-- Start of Available data --

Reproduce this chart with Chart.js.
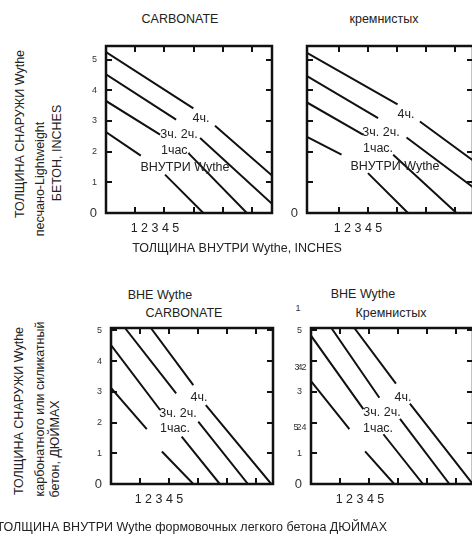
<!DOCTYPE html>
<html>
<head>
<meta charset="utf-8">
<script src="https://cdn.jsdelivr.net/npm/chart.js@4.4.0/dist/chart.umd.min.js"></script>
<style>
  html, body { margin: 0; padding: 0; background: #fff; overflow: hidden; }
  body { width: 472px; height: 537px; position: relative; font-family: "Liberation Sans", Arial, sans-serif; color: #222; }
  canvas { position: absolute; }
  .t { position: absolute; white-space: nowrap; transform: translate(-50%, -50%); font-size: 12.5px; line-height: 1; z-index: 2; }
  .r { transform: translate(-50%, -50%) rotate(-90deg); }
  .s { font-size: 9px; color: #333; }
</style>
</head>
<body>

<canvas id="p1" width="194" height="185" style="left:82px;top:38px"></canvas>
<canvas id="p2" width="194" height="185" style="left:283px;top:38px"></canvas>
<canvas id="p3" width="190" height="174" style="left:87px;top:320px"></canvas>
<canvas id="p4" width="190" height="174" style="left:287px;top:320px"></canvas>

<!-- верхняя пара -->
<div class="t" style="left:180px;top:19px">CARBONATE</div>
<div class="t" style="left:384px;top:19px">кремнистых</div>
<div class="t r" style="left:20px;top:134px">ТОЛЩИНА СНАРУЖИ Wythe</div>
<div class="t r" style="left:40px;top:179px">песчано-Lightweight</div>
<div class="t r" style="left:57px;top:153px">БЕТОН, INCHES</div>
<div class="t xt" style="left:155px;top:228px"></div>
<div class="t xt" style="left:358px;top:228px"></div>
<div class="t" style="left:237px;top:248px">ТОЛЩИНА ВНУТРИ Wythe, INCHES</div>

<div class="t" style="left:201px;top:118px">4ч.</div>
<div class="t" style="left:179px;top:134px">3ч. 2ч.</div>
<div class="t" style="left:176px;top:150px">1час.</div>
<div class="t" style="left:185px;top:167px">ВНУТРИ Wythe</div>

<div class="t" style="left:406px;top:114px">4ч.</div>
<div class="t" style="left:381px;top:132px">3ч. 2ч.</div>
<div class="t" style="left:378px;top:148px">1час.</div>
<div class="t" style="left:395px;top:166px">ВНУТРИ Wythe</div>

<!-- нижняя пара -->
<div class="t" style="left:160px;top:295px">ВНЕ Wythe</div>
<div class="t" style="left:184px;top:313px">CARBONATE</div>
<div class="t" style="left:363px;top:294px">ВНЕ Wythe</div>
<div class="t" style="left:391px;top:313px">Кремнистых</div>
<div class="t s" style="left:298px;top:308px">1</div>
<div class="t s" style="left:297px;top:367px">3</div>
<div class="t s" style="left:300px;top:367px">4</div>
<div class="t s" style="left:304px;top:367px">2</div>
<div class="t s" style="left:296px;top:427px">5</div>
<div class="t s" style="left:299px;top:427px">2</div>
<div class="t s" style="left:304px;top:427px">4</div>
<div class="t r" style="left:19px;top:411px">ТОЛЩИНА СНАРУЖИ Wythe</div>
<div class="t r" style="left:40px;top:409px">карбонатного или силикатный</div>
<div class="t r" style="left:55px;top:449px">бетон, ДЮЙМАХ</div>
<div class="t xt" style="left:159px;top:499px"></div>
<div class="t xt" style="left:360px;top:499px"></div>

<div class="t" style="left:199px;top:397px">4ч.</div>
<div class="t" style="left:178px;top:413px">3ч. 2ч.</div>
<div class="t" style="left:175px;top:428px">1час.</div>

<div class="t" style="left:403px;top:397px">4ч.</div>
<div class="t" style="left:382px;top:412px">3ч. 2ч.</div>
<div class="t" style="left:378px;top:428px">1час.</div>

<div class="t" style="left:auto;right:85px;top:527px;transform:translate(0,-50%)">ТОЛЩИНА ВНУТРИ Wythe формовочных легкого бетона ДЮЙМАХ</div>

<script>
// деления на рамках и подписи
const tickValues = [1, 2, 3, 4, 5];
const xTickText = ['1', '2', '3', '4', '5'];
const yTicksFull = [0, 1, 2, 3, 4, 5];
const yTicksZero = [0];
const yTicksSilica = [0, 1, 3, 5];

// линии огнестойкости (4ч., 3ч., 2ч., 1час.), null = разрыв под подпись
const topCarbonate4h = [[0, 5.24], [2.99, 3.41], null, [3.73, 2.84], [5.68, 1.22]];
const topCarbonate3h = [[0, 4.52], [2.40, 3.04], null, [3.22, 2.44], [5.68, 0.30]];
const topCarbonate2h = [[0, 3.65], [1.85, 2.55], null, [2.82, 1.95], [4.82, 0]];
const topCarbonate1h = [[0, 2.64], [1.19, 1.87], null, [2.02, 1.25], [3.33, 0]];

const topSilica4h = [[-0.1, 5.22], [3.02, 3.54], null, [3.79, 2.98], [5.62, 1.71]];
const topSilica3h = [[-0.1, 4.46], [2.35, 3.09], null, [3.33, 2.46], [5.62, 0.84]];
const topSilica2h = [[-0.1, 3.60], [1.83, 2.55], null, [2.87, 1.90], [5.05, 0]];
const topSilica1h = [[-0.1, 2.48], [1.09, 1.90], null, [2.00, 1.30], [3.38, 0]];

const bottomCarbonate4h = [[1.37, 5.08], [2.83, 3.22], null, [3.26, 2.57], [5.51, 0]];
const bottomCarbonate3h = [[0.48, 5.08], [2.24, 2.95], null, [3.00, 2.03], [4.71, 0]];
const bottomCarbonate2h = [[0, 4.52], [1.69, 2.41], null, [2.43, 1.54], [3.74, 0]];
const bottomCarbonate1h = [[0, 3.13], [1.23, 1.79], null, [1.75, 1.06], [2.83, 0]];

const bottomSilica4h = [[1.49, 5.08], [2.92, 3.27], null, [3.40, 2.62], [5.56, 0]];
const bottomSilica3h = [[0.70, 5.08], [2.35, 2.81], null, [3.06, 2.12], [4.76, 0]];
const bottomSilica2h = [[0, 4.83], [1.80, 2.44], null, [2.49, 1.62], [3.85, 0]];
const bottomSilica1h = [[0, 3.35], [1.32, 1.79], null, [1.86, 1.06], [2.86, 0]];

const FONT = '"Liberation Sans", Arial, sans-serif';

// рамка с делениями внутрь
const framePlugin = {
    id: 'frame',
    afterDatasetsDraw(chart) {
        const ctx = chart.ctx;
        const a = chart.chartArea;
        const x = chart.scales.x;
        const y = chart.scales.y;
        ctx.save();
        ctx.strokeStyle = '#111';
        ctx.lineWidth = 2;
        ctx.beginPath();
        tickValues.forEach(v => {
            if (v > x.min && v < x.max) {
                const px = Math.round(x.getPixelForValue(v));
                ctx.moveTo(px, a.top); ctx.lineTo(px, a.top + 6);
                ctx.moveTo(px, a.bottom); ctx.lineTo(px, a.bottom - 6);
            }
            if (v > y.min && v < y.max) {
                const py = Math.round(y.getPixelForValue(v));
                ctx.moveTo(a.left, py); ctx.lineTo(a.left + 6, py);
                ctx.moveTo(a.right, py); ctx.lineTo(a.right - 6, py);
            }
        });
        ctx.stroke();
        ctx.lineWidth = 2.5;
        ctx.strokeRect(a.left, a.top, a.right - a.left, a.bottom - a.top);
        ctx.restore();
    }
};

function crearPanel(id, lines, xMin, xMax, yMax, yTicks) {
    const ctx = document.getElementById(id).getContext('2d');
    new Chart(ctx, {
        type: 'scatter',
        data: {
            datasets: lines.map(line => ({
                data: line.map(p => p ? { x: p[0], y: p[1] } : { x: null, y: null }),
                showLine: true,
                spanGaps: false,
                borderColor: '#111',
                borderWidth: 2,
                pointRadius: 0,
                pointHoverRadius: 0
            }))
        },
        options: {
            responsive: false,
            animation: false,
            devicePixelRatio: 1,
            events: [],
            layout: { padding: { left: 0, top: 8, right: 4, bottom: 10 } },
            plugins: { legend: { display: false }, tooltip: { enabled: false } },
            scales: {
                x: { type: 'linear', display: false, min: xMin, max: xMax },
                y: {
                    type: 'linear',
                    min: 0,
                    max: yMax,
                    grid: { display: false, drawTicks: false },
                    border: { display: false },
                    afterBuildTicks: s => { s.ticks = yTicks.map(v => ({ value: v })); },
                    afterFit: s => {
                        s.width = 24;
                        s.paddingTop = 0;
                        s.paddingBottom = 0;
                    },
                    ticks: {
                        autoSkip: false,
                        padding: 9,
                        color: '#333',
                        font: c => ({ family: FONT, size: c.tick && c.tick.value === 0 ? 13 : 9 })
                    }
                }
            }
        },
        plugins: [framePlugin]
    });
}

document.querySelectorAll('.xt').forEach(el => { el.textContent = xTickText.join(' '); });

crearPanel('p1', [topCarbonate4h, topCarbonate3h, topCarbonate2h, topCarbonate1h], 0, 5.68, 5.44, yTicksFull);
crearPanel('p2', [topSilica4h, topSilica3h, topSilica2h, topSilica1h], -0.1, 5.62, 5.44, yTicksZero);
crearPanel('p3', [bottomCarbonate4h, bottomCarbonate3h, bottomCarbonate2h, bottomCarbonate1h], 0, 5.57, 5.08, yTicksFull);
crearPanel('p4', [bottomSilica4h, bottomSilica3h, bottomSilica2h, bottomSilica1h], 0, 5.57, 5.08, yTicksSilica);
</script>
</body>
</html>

-- End of Available data --

Set the lines above down again, word for word, from the first through the one containing "ВНУТРИ Wythe, INCHES</div>"; pictures excluded.

Reproduce this chart with Chart.js.
<!DOCTYPE html>
<html>
<head>
<meta charset="utf-8">
<script src="https://cdn.jsdelivr.net/npm/chart.js@4.4.0/dist/chart.umd.min.js"></script>
<style>
  html, body { margin: 0; padding: 0; background: #fff; overflow: hidden; }
  body { width: 472px; height: 537px; position: relative; font-family: "Liberation Sans", Arial, sans-serif; color: #222; }
  canvas { position: absolute; }
  .t { position: absolute; white-space: nowrap; transform: translate(-50%, -50%); font-size: 12.5px; line-height: 1; z-index: 2; }
  .r { transform: translate(-50%, -50%) rotate(-90deg); }
  .s { font-size: 9px; color: #333; }
</style>
</head>
<body>

<canvas id="p1" width="194" height="185" style="left:82px;top:38px"></canvas>
<canvas id="p2" width="194" height="185" style="left:283px;top:38px"></canvas>
<canvas id="p3" width="190" height="174" style="left:87px;top:320px"></canvas>
<canvas id="p4" width="190" height="174" style="left:287px;top:320px"></canvas>

<!-- верхняя пара -->
<div class="t" style="left:180px;top:19px">CARBONATE</div>
<div class="t" style="left:384px;top:19px">кремнистых</div>
<div class="t r" style="left:20px;top:134px">ТОЛЩИНА СНАРУЖИ Wythe</div>
<div class="t r" style="left:40px;top:179px">песчано-Lightweight</div>
<div class="t r" style="left:57px;top:153px">БЕТОН, INCHES</div>
<div class="t xt" style="left:155px;top:228px"></div>
<div class="t xt" style="left:358px;top:228px"></div>
<div class="t" style="left:237px;top:248px">ТОЛЩИНА ВНУТРИ Wythe, INCHES</div>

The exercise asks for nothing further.